* [What the task requires] Print all of the lines exactly. Any picture among them stays out.

* [Material provided]
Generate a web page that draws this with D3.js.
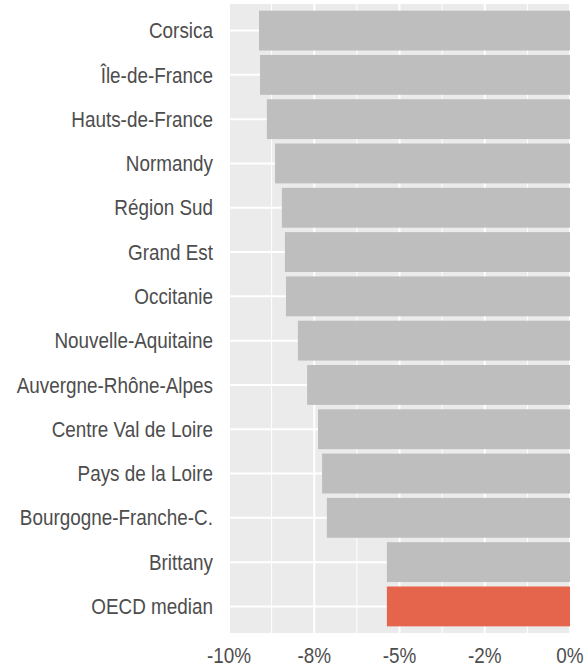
<!DOCTYPE html>
<html>
<head>
<meta charset="utf-8">
<script src="https://cdn.jsdelivr.net/npm/d3@7"></script>
<style>
  body { margin: 0; background: #fff; }
  text { font-family: "Liberation Sans", Arial, sans-serif; fill: #4d4d4d; }
</style>
</head>
<body>
<div id="chart"></div>
<script>
// regions, top to bottom
const regions = ["Corsica", "Île-de-France", "Hauts-de-France", "Normandy", "Région Sud",
  "Grand Est", "Occitanie", "Nouvelle-Aquitaine", "Auvergne-Rhône-Alpes",
  "Centre Val de Loire", "Pays de la Loire", "Bourgogne-Franche-C.", "Brittany", "OECD median"];
// change in %
const changes = [-9.12, -9.09, -8.89, -8.65, -8.45, -8.36, -8.33, -7.98, -7.71,
  -7.39, -7.27, -7.13, -5.37, -5.37];
const tickValues = [-10, -7.5, -5, -2.5, 0];
const tickLabels = ["-10%", "-8%", "-5%", "-2%", "0%"];
const minorTicks = [-8.75, -6.25, -3.75, -1.25];

var width = 588, height = 668;
var panel = { left: 229, right: 570, top: 4, bottom: 633 };

var svg = d3.select('#chart')
  .append('svg')
  .attr('width', width)
  .attr('height', height);

var x = d3.scaleLinear().domain([-10, 0]).range([panel.left, panel.right]);
var y = d3.scalePoint().domain(regions).range([panel.top, panel.bottom]).padding(0.6);
var barH = y.step() * 0.9;

// panel background
svg.append('rect')
  .attr('x', panel.left).attr('y', panel.top)
  .attr('width', panel.right - panel.left)
  .attr('height', panel.bottom - panel.top)
  .attr('fill', '#ebebeb');

// grid
svg.selectAll('.minor').data(minorTicks).enter().append('line')
  .attr('x1', d => x(d)).attr('x2', d => x(d))
  .attr('y1', panel.top).attr('y2', panel.bottom)
  .attr('stroke', '#fff').attr('stroke-width', 1);
svg.selectAll('.major').data(tickValues).enter().append('line')
  .attr('x1', d => x(d)).attr('x2', d => x(d))
  .attr('y1', panel.top).attr('y2', panel.bottom)
  .attr('stroke', '#fff').attr('stroke-width', 2);
svg.selectAll('.hgrid').data(regions).enter().append('line')
  .attr('x1', panel.left).attr('x2', panel.right)
  .attr('y1', d => y(d)).attr('y2', d => y(d))
  .attr('stroke', '#fff').attr('stroke-width', 2);

// bars
svg.selectAll('.bar').data(regions).enter().append('rect')
  .attr('x', (d, i) => x(changes[i]))
  .attr('y', d => y(d) - barH / 2)
  .attr('width', (d, i) => x(0) - x(changes[i]))
  .attr('height', barH)
  .attr('fill', d => d === "OECD median" ? '#e5654c' : '#bebebe');

// category labels (text in the reference is slightly condensed)
svg.selectAll('.ylab').data(regions).enter().append('text')
  .attr('transform', d => `translate(213, ${y(d)}) scale(0.84, 1)`)
  .attr('dy', '0.34em')
  .attr('text-anchor', 'end')
  .style('font-size', '22.5px')
  .text(d => d);

// x tick labels
svg.selectAll('.xlab').data(tickValues).enter().append('text')
  .attr('transform', d => `translate(${x(d)}, 663) scale(0.84, 1)`)
  .attr('text-anchor', 'middle')
  .style('font-size', '22.5px')
  .text((d, i) => tickLabels[i]);
</script>
</body>
</html>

* [Full answer]
Generate a web page that draws this with D3.js.
<!DOCTYPE html>
<html>
<head>
<meta charset="utf-8">
<script src="https://cdn.jsdelivr.net/npm/d3@7"></script>
<style>
  body { margin: 0; background: #fff; }
  text { font-family: "Liberation Sans", Arial, sans-serif; fill: #4d4d4d; }
</style>
</head>
<body>
<div id="chart"></div>
<script>
// regions, top to bottom
const regions = ["Corsica", "Île-de-France", "Hauts-de-France", "Normandy", "Région Sud",
  "Grand Est", "Occitanie", "Nouvelle-Aquitaine", "Auvergne-Rhône-Alpes",
  "Centre Val de Loire", "Pays de la Loire", "Bourgogne-Franche-C.", "Brittany", "OECD median"];
// change in %
const changes = [-9.12, -9.09, -8.89, -8.65, -8.45, -8.36, -8.33, -7.98, -7.71,
  -7.39, -7.27, -7.13, -5.37, -5.37];
const tickValues = [-10, -7.5, -5, -2.5, 0];
const tickLabels = ["-10%", "-8%", "-5%", "-2%", "0%"];
const minorTicks = [-8.75, -6.25, -3.75, -1.25];

var width = 588, height = 668;
var panel = { left: 229, right: 570, top: 4, bottom: 633 };

var svg = d3.select('#chart')
  .append('svg')
  .attr('width', width)
  .attr('height', height);

var x = d3.scaleLinear().domain([-10, 0]).range([panel.left, panel.right]);
var y = d3.scalePoint().domain(regions).range([panel.top, panel.bottom]).padding(0.6);
var barH = y.step() * 0.9;

// panel background
svg.append('rect')
  .attr('x', panel.left).attr('y', panel.top)
  .attr('width', panel.right - panel.left)
  .attr('height', panel.bottom - panel.top)
  .attr('fill', '#ebebeb');

// grid
svg.selectAll('.minor').data(minorTicks).enter().append('line')
  .attr('x1', d => x(d)).attr('x2', d => x(d))
  .attr('y1', panel.top).attr('y2', panel.bottom)
  .attr('stroke', '#fff').attr('stroke-width', 1);
svg.selectAll('.major').data(tickValues).enter().append('line')
  .attr('x1', d => x(d)).attr('x2', d => x(d))
  .attr('y1', panel.top).attr('y2', panel.bottom)
  .attr('stroke', '#fff').attr('stroke-width', 2);
svg.selectAll('.hgrid').data(regions).enter().append('line')
  .attr('x1', panel.left).attr('x2', panel.right)
  .attr('y1', d => y(d)).attr('y2', d => y(d))
  .attr('stroke', '#fff').attr('stroke-width', 2);

// bars
svg.selectAll('.bar').data(regions).enter().append('rect')
  .attr('x', (d, i) => x(changes[i]))
  .attr('y', d => y(d) - barH / 2)
  .attr('width', (d, i) => x(0) - x(changes[i]))
  .attr('height', barH)
  .attr('fill', d => d === "OECD median" ? '#e5654c' : '#bebebe');

// category labels (text in the reference is slightly condensed)
svg.selectAll('.ylab').data(regions).enter().append('text')
  .attr('transform', d => `translate(213, ${y(d)}) scale(0.84, 1)`)
  .attr('dy', '0.34em')
  .attr('text-anchor', 'end')
  .style('font-size', '22.5px')
  .text(d => d);

// x tick labels
svg.selectAll('.xlab').data(tickValues).enter().append('text')
  .attr('transform', d => `translate(${x(d)}, 663) scale(0.84, 1)`)
  .attr('text-anchor', 'middle')
  .style('font-size', '22.5px')
  .text((d, i) => tickLabels[i]);
</script>
</body>
</html>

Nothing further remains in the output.